Retype, exactly as they stand, the lines from the start of the data to the line that contains "c13_outlier_val = [-19.36]", both ends included. Leave the pictures out.

:: Material

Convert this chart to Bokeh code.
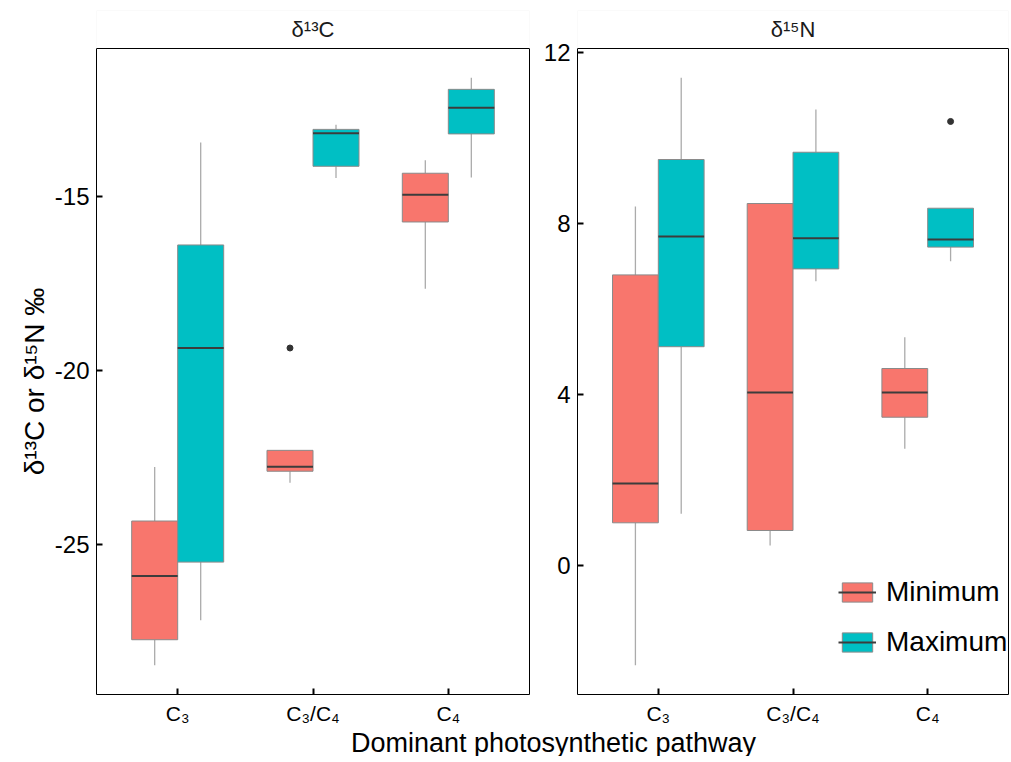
import math
from bokeh.plotting import figure
from bokeh.layouts import column, row
from bokeh.models import (FixedTicker, Range1d, Legend, LegendItem, ColumnDataSource,
                          LinearAxis, Span, BoxAnnotation, Label)
from bokeh.core.properties import value
from bokeh.embed import file_html
from bokeh.resources import INLINE

FONT = "Liberation Sans"

categories = ["C₃", "C₃/C₄", "C₄"]
groups = ["Minimum", "Maximum"]
group_colors = ["#F8766D", "#00BFC4"]

# delta 13C panel
c13_min_lower = [-28.47, -23.23, -17.66]
c13_min_q1 = [-27.74, -22.90, -15.74]
c13_min_median = [-25.91, -22.77, -14.96]
c13_min_q3 = [-24.33, -22.30, -14.34]
c13_min_upper = [-22.78, -22.30, -13.97]
c13_max_lower = [-27.18, -14.48, -14.46]
c13_max_q1 = [-25.51, -14.14, -13.21]
c13_max_median = [-19.36, -13.19, -12.46]
c13_max_q3 = [-16.40, -13.08, -11.93]
c13_max_upper = [-13.46, -12.95, -11.60]
c13_outlier_cat = ["C₃/C₄"]
c13_outlier_group = ["Minimum"]
c13_outlier_val = [-19.36]

# delta 15N panel
n15_min_lower = [-2.33, 0.47, 2.73]
n15_min_q1 = [1.00, 0.82, 3.47]
n15_min_median = [1.92, 4.05, 4.05]
n15_min_q3 = [6.80, 8.47, 4.61]
n15_min_upper = [8.40, 8.47, 5.34]
n15_max_lower = [1.21, 6.65, 7.12]
n15_max_q1 = [5.12, 6.94, 7.45]
n15_max_median = [7.70, 7.66, 7.63]
n15_max_q3 = [9.50, 9.67, 8.36]
n15_max_upper = [11.41, 10.67, 8.36]
n15_outlier_cat = ["C₄"]
n15_outlier_group = ["Maximum"]
n15_outlier_val = [10.39]

c13_ticks = [-25, -20, -15]
n15_ticks = [0, 4, 8, 12]

strip_labels = ["δ¹³C", "δ¹⁵N"]
y_title = "δ¹³C or δ¹⁵N ‰"
x_title = "Dominant photosynthetic pathway"

DODGE = 0.17
BOXW = 0.34
DATA_H = 646
STRIP_H = 38


def make_panel(stats, outliers, ticks, strip_label, left, right, fw, legend=False):
    allvals = []
    for g in stats:
        for k in g:
            allvals += g[k]
    allvals += outliers[2]
    lo, hi = min(allvals), max(allvals)
    pad = (hi - lo) * 0.05
    ymin, ymax = lo - pad, hi + pad
    ppu = DATA_H / (ymax - ymin)
    ytop = ymax + STRIP_H / ppu
    xr = Range1d(0.4, len(categories) + 0.6)
    p = figure(frame_width=fw, frame_height=DATA_H + STRIP_H,
               min_border_left=left, min_border_right=right,
               min_border_top=10, min_border_bottom=36,
               x_range=xr, y_range=Range1d(ymin, ytop),
               output_backend="svg", toolbar_location=None)
    p.grid.visible = False
    p.outline_line_color = None
    p.background_fill_color = "white"
    p.border_fill_color = "white"

    # strip on top of the panel
    p.add_layout(BoxAnnotation(bottom=ymax, fill_color="white", fill_alpha=1,
                               line_color="#d9d9d9", line_width=1, level="underlay"))

    renderers = []
    for gi, (g, col) in enumerate(zip(groups, group_colors)):
        st = stats[gi]
        off = -DODGE if gi == 0 else DODGE
        xs = [i + 1 + off for i in range(len(categories))]
        src = ColumnDataSource(dict(x=xs, lower=st["lower"], q1=st["q1"],
                                    q3=st["q3"], upper=st["upper"],
                                    x0=[x - BOXW / 2 for x in xs],
                                    x1=[x + BOXW / 2 for x in xs],
                                    med=st["median"]))
        p.segment(x0="x", x1="x", y0="q3", y1="upper", source=src,
                  line_color="#ababab", line_width=1.3)
        p.segment(x0="x", x1="x", y0="lower", y1="q1", source=src,
                  line_color="#ababab", line_width=1.3)
        b = p.vbar(x="x", width=BOXW, bottom="q1", top="q3", source=src,
                   fill_color=col, line_color="#8a8a8a", line_width=1)
        med = p.segment(x0="x0", x1="x1", y0="med", y1="med", source=src,
                        line_color="#3c3c3c", line_width=2)
        renderers.append((g, [b, med]))

    ox = []
    for c, g in zip(outliers[0], outliers[1]):
        off = -DODGE if g == groups[0] else DODGE
        ox.append(categories.index(c) + 1 + off)
    p.scatter(x=ox, y=outliers[2], size=6, fill_color="#333333", line_color="#333333")

    p.add_layout(Span(location=ymax, dimension="width", line_color="black", line_width=1))
    p.text(x=[(xr.start + xr.end) / 2], y=[(ymax + ytop) / 2], text=[strip_label],
           text_align="center", text_baseline="middle", text_font=value(FONT),
           text_font_size="22px", text_color="#1a1a1a")

    xax = p.below[0]
    yax = p.left[0]
    xax.ticker = FixedTicker(ticks=[i + 1 for i in range(len(categories))])
    xax.major_label_overrides = {i + 1: c for i, c in enumerate(categories)}
    yax.ticker = FixedTicker(ticks=ticks)
    yax.major_label_overrides = {t: str(t) for t in ticks}
    yax.bounds = (ymin, ymax)
    for ax in (xax, yax):
        ax.major_tick_in = 6
        ax.major_tick_out = 0
        ax.major_tick_line_width = 2
        ax.major_tick_line_color = "black"
        ax.minor_tick_line_color = None
        ax.axis_line_color = "black"
        ax.major_label_text_font = FONT
        ax.major_label_text_color = "black"
    xax.major_label_text_font_size = "21px"
    yax.major_label_text_font_size = "24px"
    xax.major_label_standoff = 7
    yax.major_label_standoff = 7

    rax = LinearAxis(ticker=FixedTicker(ticks=[]), bounds=(ymin, ymax),
                     major_label_text_font_size="0px", axis_line_color="black",
                     major_tick_line_color=None, minor_tick_line_color=None,
                     major_tick_in=0, major_tick_out=0, major_label_standoff=0)
    p.add_layout(rax, "right")

    if legend:
        items = [LegendItem(label=g, renderers=r) for g, r in renderers]
        lg = Legend(items=items, location=(261, 36), padding=0, margin=0,
                    spacing=18, glyph_width=38, glyph_height=24, label_height=32,
                    label_standoff=10, label_text_font=FONT,
                    label_text_font_size="28px", label_text_color="black",
                    border_line_color=None, background_fill_alpha=0)
        p.add_layout(lg)
    return p


c13_stats = [
    dict(lower=c13_min_lower, q1=c13_min_q1, median=c13_min_median, q3=c13_min_q3, upper=c13_min_upper),
    dict(lower=c13_max_lower, q1=c13_max_q1, median=c13_max_median, q3=c13_max_q3, upper=c13_max_upper),
]
n15_stats = [
    dict(lower=n15_min_lower, q1=n15_min_q1, median=n15_min_median, q3=n15_min_q3, upper=n15_min_upper),
    dict(lower=n15_max_lower, q1=n15_max_q1, median=n15_max_median, q3=n15_max_q3, upper=n15_max_upper),
]

left = make_panel(c13_stats, (c13_outlier_cat, c13_outlier_group, c13_outlier_val),
                  c13_ticks, strip_labels[0], 46, 6, 433)
right = make_panel(n15_stats, (n15_outlier_cat, n15_outlier_group, n15_outlier_val),
                   n15_ticks, strip_labels[1], 42, 3, 431, legend=True)

# y axis title (shared)
yt = figure(frame_width=50, frame_height=730, min_border=0,
            x_range=Range1d(0, 50), y_range=Range1d(730, 0),
            x_axis_location=None, y_axis_location=None,
            output_backend="svg", toolbar_location=None)
yt.grid.visible = False
yt.outline_line_color = None
yt.text(x=[34], y=[371], text=[y_title], angle=math.pi / 2, text_align="center",
        text_baseline="middle", text_font=value(FONT), text_font_size="28px",
        text_color="black")

# x axis title (shared)
tf = figure(frame_width=1011, frame_height=40, min_border=0,
            x_range=Range1d(0, 1011), y_range=Range1d(0, 40),
            x_axis_location=None, y_axis_location=None,
            output_backend="svg", toolbar_location=None)
tf.grid.visible = False
tf.outline_line_color = None
tf.background_fill_alpha = 0
tf.border_fill_alpha = 0
tf.margin = (-14, 0, 0, 0)
tf.add_layout(Label(x=553, y=14, text=x_title, text_align="center",
                    text_baseline="alphabetic", text_font=FONT,
                    text_font_size="27px", text_color="black"))

layout = column(row(yt, left, right), tf)
open("out.html", "w").write(file_html(layout, INLINE))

::::

- [The reply]
Convert this chart to Bokeh code.
import math
from bokeh.plotting import figure
from bokeh.layouts import column, row
from bokeh.models import (FixedTicker, Range1d, Legend, LegendItem, ColumnDataSource,
                          LinearAxis, Span, BoxAnnotation, Label)
from bokeh.core.properties import value
from bokeh.embed import file_html
from bokeh.resources import INLINE

FONT = "Liberation Sans"

categories = ["C₃", "C₃/C₄", "C₄"]
groups = ["Minimum", "Maximum"]
group_colors = ["#F8766D", "#00BFC4"]

# delta 13C panel
c13_min_lower = [-28.47, -23.23, -17.66]
c13_min_q1 = [-27.74, -22.90, -15.74]
c13_min_median = [-25.91, -22.77, -14.96]
c13_min_q3 = [-24.33, -22.30, -14.34]
c13_min_upper = [-22.78, -22.30, -13.97]
c13_max_lower = [-27.18, -14.48, -14.46]
c13_max_q1 = [-25.51, -14.14, -13.21]
c13_max_median = [-19.36, -13.19, -12.46]
c13_max_q3 = [-16.40, -13.08, -11.93]
c13_max_upper = [-13.46, -12.95, -11.60]
c13_outlier_cat = ["C₃/C₄"]
c13_outlier_group = ["Minimum"]
c13_outlier_val = [-19.36]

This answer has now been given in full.